Bondurant taught stunt driving, competition driving, police pursuit driving, evasive driving for chauffeurs and bodyguards, plus other skills, according to the website. His school has had more than 500,000 graduates, it said.

Among the celebrities Bondurant instructed in road course driving for their movie roles were Paul Newman, Tom Cruise, Clint Eastwood, James Garner, Nicolas Cage, Robert Wagner, Tim Allen and Christian Bale.


Born in Evanston, Ill., Bondurant and his family moved to California when he was 2.

He raced motorcycles on dirt tracks as a teenager before switching to cars in 1958 and racing for the Shelby American, Ferrari and Eagle teams.

Bondurant won 30 of 32 races in Corvettes from 1961 to 1963 and won the GT class at Le Mans in 1964, co-driving with fellow American Dan Gurney.

Badly injured in a 1967 crash at the racetrack in Watkins Glen, N.Y., Bondurant drafted an idea for a high-performance driving school while recuperating.

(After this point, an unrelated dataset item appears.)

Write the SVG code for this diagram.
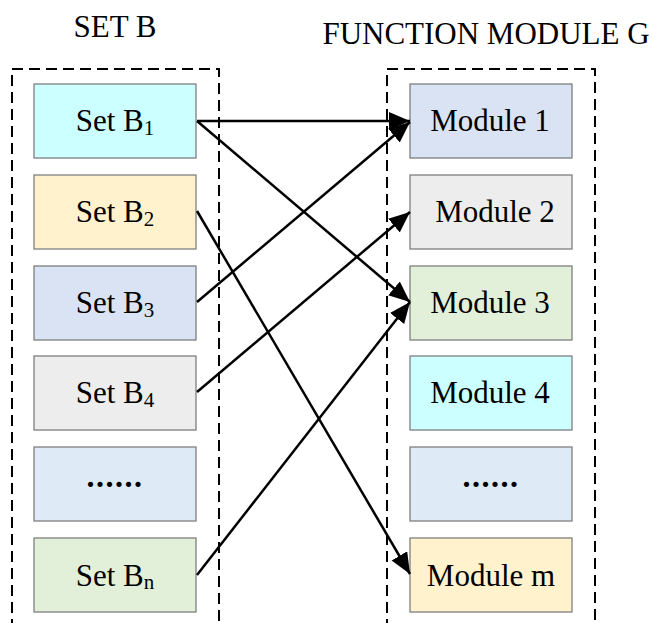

He opened the school in early 1968 at the Orange County International Raceway in what’s now Irvine, then moved it to Ontario and, later, Sonoma.

Bondurant relocated the driving school to Phoenix after the 1989 Loma Prieta earthquake in California.

He was inducted into the Motorsports Hall of Fame of America in 2003.

Bondurant is survived by his wife, Pat, who is president and chief executive of the Bondurant Racing School. She vowed to continue the legacy of the school.


“Bob Bondurant has had a worldwide impact on the motorsports industry, and his legacy will live on eternally as the Bondurant Racing School moves forward into the future,” Phoenix Raceway President Julie Giese said in a statement.